→ What the exercise asks: Copy the listing verbatim, excluding any images found in it.

═════ Record set

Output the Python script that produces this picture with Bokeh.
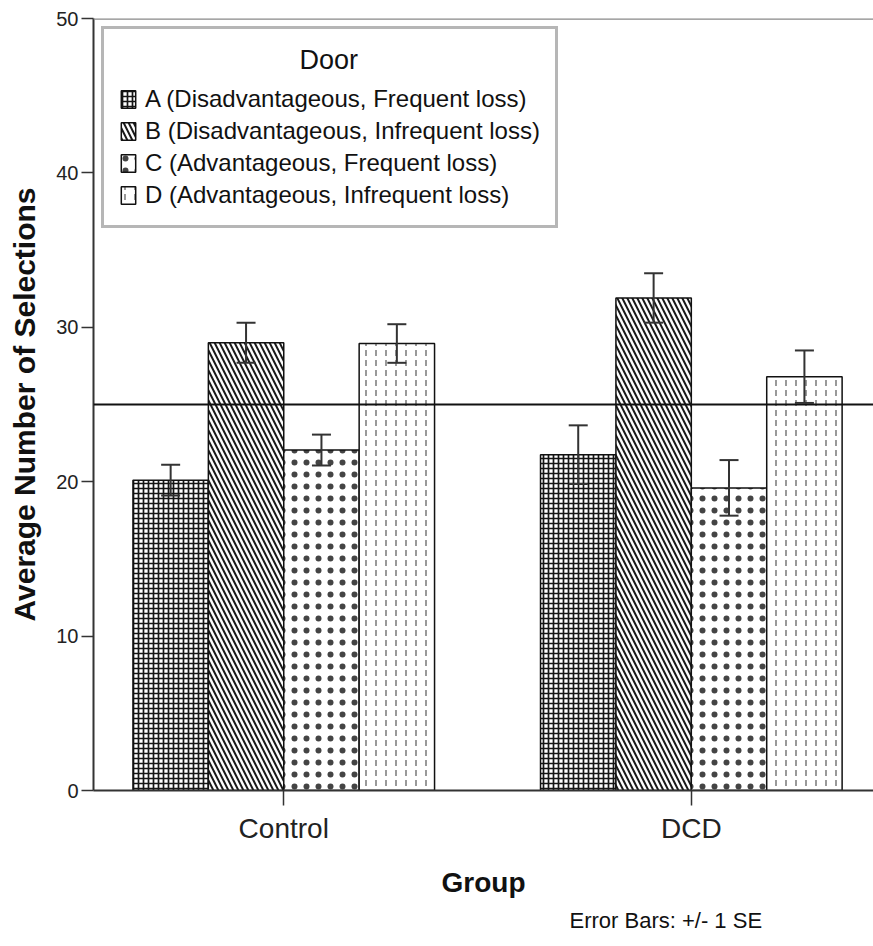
from bokeh.plotting import figure
from bokeh.models import (ColumnDataSource, Whisker, Span, Legend, LegendItem,
                          FixedTicker, Range1d, Title, TeeHead)
from bokeh.core.properties import value
from bokeh.embed import file_html
from bokeh.resources import INLINE

# ---------------- data ----------------
groups = ["Control", "DCD"]
doors = ["A (Disadvantageous, Frequent loss)",
         "B (Disadvantageous, Infrequent loss)",
         "C (Advantageous, Frequent loss)",
         "D (Advantageous, Infrequent loss)"]
means_A = [20.1, 21.75]
means_B = [29.0, 31.9]
means_C = [22.05, 19.6]
means_D = [28.95, 26.8]
se_A = [1.0, 1.9]
se_B = [1.3, 1.6]
se_C = [1.0, 1.8]
se_D = [1.25, 1.7]
y_ticks = [0, 10, 20, 30, 40, 50]
chance_level = 25
legend_title = "Door"
footnote = "Error Bars: +/- 1 SE"

FONT = "Liberation Sans"
bar_w = 0.185
X0, X1 = -0.4668, 1.447

p = figure(width=873, height=946, output_backend="svg", toolbar_location=None,
           x_range=Range1d(X0, X1), y_range=Range1d(0, 50),
           min_border_left=93, min_border_right=0, min_border_top=18,
           min_border_bottom=156)
p.outline_line_color = None
p.grid.visible = False
p.background_fill_color = "white"

styles = [
    dict(hatch_pattern="+", hatch_scale=5, hatch_weight=1.7, hatch_color="#151515"),
    dict(hatch_pattern="\\", hatch_scale=10, hatch_weight=2.0, hatch_color="#1a1a1a"),
    dict(hatch_pattern=".", hatch_scale=12, hatch_weight=1.0, hatch_color="#444444"),
    dict(hatch_pattern=":", hatch_scale=10, hatch_weight=1.2, hatch_color="#555555"),
]

all_means = [means_A, means_B, means_C, means_D]
all_se = [se_A, se_B, se_C, se_D]

items = []
wx, wl, wu = [], [], []
for i, (door, m, s) in enumerate(zip(doors, all_means, all_se)):
    xs = [g + (i - 1.5) * bar_w for g in range(len(groups))]
    src = ColumnDataSource(dict(x=xs, top=m))
    r = p.vbar(x="x", top="top", width=bar_w, source=src, fill_color="white",
               line_color="#111111", line_width=1.5, **styles[i])
    items.append(LegendItem(label=door, renderers=[r]))
    wx += xs
    wl += [a - b for a, b in zip(m, s)]
    wu += [a + b for a, b in zip(m, s)]

p.add_layout(Span(location=chance_level, dimension="width", line_color="#111111",
                  line_width=2))
p.add_layout(Span(location=50, dimension="width", line_color="#888888",
                  line_width=2.5))

wsrc = ColumnDataSource(dict(base=wx, lower=wl, upper=wu))
p.add_layout(Whisker(base="base", lower="lower", upper="upper", source=wsrc,
                     level="annotation",
                     line_color="#333333", line_width=2,
                     upper_head=TeeHead(size=19, line_color="#333333", line_width=2),
                     lower_head=TeeHead(size=19, line_color="#333333", line_width=2)))

# axes
ya = p.yaxis[0]
ya.ticker = FixedTicker(ticks=y_ticks)
ya.major_tick_out = 12
ya.major_tick_in = 0
ya.minor_tick_line_color = None
ya.axis_line_width = 2
ya.axis_line_color = "#333333"
ya.major_tick_line_color = "#333333"
ya.major_tick_line_width = 1.5
ya.major_label_text_font = FONT
ya.major_label_text_font_size = "20px"
ya.major_label_text_color = "#222222"
ya.major_label_standoff = 3
ya.axis_label = "Average Number of Selections"
ya.axis_label_text_font = FONT
ya.axis_label_text_font_style = "bold"
ya.axis_label_text_font_size = "30px"
ya.axis_label_text_color = "#111111"
ya.axis_label_standoff = 12

xa = p.xaxis[0]
xa.ticker = FixedTicker(ticks=list(range(len(groups))))
xa.major_label_overrides = {i: g for i, g in enumerate(groups)}
xa.major_tick_out = 15
xa.major_tick_in = 0
xa.minor_tick_line_color = None
xa.axis_line_width = 2
xa.axis_line_color = "#333333"
xa.major_tick_line_color = "#333333"
xa.major_tick_line_width = 1.5
xa.major_label_text_font = FONT
xa.major_label_text_font_size = "28px"
xa.major_label_text_color = "#222222"
xa.major_label_standoff = 7
xa.axis_label = "Group"
xa.axis_label_text_font = FONT
xa.axis_label_text_font_style = "bold"
xa.axis_label_text_font_size = "28px"
xa.axis_label_text_color = "#111111"
xa.axis_label_standoff = 20

legend = Legend(items=items, title=" ", location="top_left", margin=8,
                label_text_font=FONT, label_text_font_size="24px",
                label_text_color="#111111",
                title_text_font=FONT, title_text_font_size="27px",
                title_text_font_style="normal", title_text_color="#111111",
                glyph_width=18, glyph_height=22, label_height=30, spacing=2,
                padding=15, label_standoff=8, title_standoff=9,
                border_line_color="#6e6e6e", border_line_width=3,
                background_fill_alpha=0)
p.add_layout(legend)

# legend heading, centred over the legend box
p.text(x=[X0 + (329 - 94) / 779 * (X1 - X0)], y=[47.3], text=[legend_title],
       text_align="center", text_baseline="middle",
       text_font=value(FONT), text_font_size="27px", text_color="#111111")

p.add_layout(Title(text=footnote, align="left", offset=476, text_font=FONT,
                   text_font_size="22px", text_font_style="normal",
                   text_color="#111111"), "below")

open("out.html", "w").write(file_html(p, INLINE))
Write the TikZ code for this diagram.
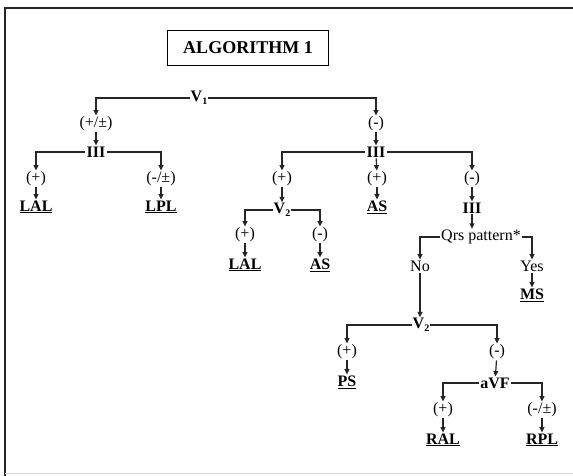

══════════

→ Completed task:
Output the Python script that produces this picture with Bokeh.
from bokeh.plotting import figure
from bokeh.models import (ColumnDataSource, Whisker, Span, Legend, LegendItem,
                          FixedTicker, Range1d, Title, TeeHead)
from bokeh.core.properties import value
from bokeh.embed import file_html
from bokeh.resources import INLINE

# ---------------- data ----------------
groups = ["Control", "DCD"]
doors = ["A (Disadvantageous, Frequent loss)",
         "B (Disadvantageous, Infrequent loss)",
         "C (Advantageous, Frequent loss)",
         "D (Advantageous, Infrequent loss)"]
means_A = [20.1, 21.75]
means_B = [29.0, 31.9]
means_C = [22.05, 19.6]
means_D = [28.95, 26.8]
se_A = [1.0, 1.9]
se_B = [1.3, 1.6]
se_C = [1.0, 1.8]
se_D = [1.25, 1.7]
y_ticks = [0, 10, 20, 30, 40, 50]
chance_level = 25
legend_title = "Door"
footnote = "Error Bars: +/- 1 SE"

FONT = "Liberation Sans"
bar_w = 0.185
X0, X1 = -0.4668, 1.447

p = figure(width=873, height=946, output_backend="svg", toolbar_location=None,
           x_range=Range1d(X0, X1), y_range=Range1d(0, 50),
           min_border_left=93, min_border_right=0, min_border_top=18,
           min_border_bottom=156)
p.outline_line_color = None
p.grid.visible = False
p.background_fill_color = "white"

styles = [
    dict(hatch_pattern="+", hatch_scale=5, hatch_weight=1.7, hatch_color="#151515"),
    dict(hatch_pattern="\\", hatch_scale=10, hatch_weight=2.0, hatch_color="#1a1a1a"),
    dict(hatch_pattern=".", hatch_scale=12, hatch_weight=1.0, hatch_color="#444444"),
    dict(hatch_pattern=":", hatch_scale=10, hatch_weight=1.2, hatch_color="#555555"),
]

all_means = [means_A, means_B, means_C, means_D]
all_se = [se_A, se_B, se_C, se_D]

items = []
wx, wl, wu = [], [], []
for i, (door, m, s) in enumerate(zip(doors, all_means, all_se)):
    xs = [g + (i - 1.5) * bar_w for g in range(len(groups))]
    src = ColumnDataSource(dict(x=xs, top=m))
    r = p.vbar(x="x", top="top", width=bar_w, source=src, fill_color="white",
               line_color="#111111", line_width=1.5, **styles[i])
    items.append(LegendItem(label=door, renderers=[r]))
    wx += xs
    wl += [a - b for a, b in zip(m, s)]
    wu += [a + b for a, b in zip(m, s)]

p.add_layout(Span(location=chance_level, dimension="width", line_color="#111111",
                  line_width=2))
p.add_layout(Span(location=50, dimension="width", line_color="#888888",
                  line_width=2.5))

wsrc = ColumnDataSource(dict(base=wx, lower=wl, upper=wu))
p.add_layout(Whisker(base="base", lower="lower", upper="upper", source=wsrc,
                     level="annotation",
                     line_color="#333333", line_width=2,
                     upper_head=TeeHead(size=19, line_color="#333333", line_width=2),
                     lower_head=TeeHead(size=19, line_color="#333333", line_width=2)))

# axes
ya = p.yaxis[0]
ya.ticker = FixedTicker(ticks=y_ticks)
ya.major_tick_out = 12
ya.major_tick_in = 0
ya.minor_tick_line_color = None
ya.axis_line_width = 2
ya.axis_line_color = "#333333"
ya.major_tick_line_color = "#333333"
ya.major_tick_line_width = 1.5
ya.major_label_text_font = FONT
ya.major_label_text_font_size = "20px"
ya.major_label_text_color = "#222222"
ya.major_label_standoff = 3
ya.axis_label = "Average Number of Selections"
ya.axis_label_text_font = FONT
ya.axis_label_text_font_style = "bold"
ya.axis_label_text_font_size = "30px"
ya.axis_label_text_color = "#111111"
ya.axis_label_standoff = 12

xa = p.xaxis[0]
xa.ticker = FixedTicker(ticks=list(range(len(groups))))
xa.major_label_overrides = {i: g for i, g in enumerate(groups)}
xa.major_tick_out = 15
xa.major_tick_in = 0
xa.minor_tick_line_color = None
xa.axis_line_width = 2
xa.axis_line_color = "#333333"
xa.major_tick_line_color = "#333333"
xa.major_tick_line_width = 1.5
xa.major_label_text_font = FONT
xa.major_label_text_font_size = "28px"
xa.major_label_text_color = "#222222"
xa.major_label_standoff = 7
xa.axis_label = "Group"
xa.axis_label_text_font = FONT
xa.axis_label_text_font_style = "bold"
xa.axis_label_text_font_size = "28px"
xa.axis_label_text_color = "#111111"
xa.axis_label_standoff = 20

legend = Legend(items=items, title=" ", location="top_left", margin=8,
                label_text_font=FONT, label_text_font_size="24px",
                label_text_color="#111111",
                title_text_font=FONT, title_text_font_size="27px",
                title_text_font_style="normal", title_text_color="#111111",
                glyph_width=18, glyph_height=22, label_height=30, spacing=2,
                padding=15, label_standoff=8, title_standoff=9,
                border_line_color="#6e6e6e", border_line_width=3,
                background_fill_alpha=0)
p.add_layout(legend)

# legend heading, centred over the legend box
p.text(x=[X0 + (329 - 94) / 779 * (X1 - X0)], y=[47.3], text=[legend_title],
       text_align="center", text_baseline="middle",
       text_font=value(FONT), text_font_size="27px", text_color="#111111")

p.add_layout(Title(text=footnote, align="left", offset=476, text_font=FONT,
                   text_font_size="22px", text_font_style="normal",
                   text_color="#111111"), "below")

open("out.html", "w").write(file_html(p, INLINE))
Write the TikZ code for this diagram.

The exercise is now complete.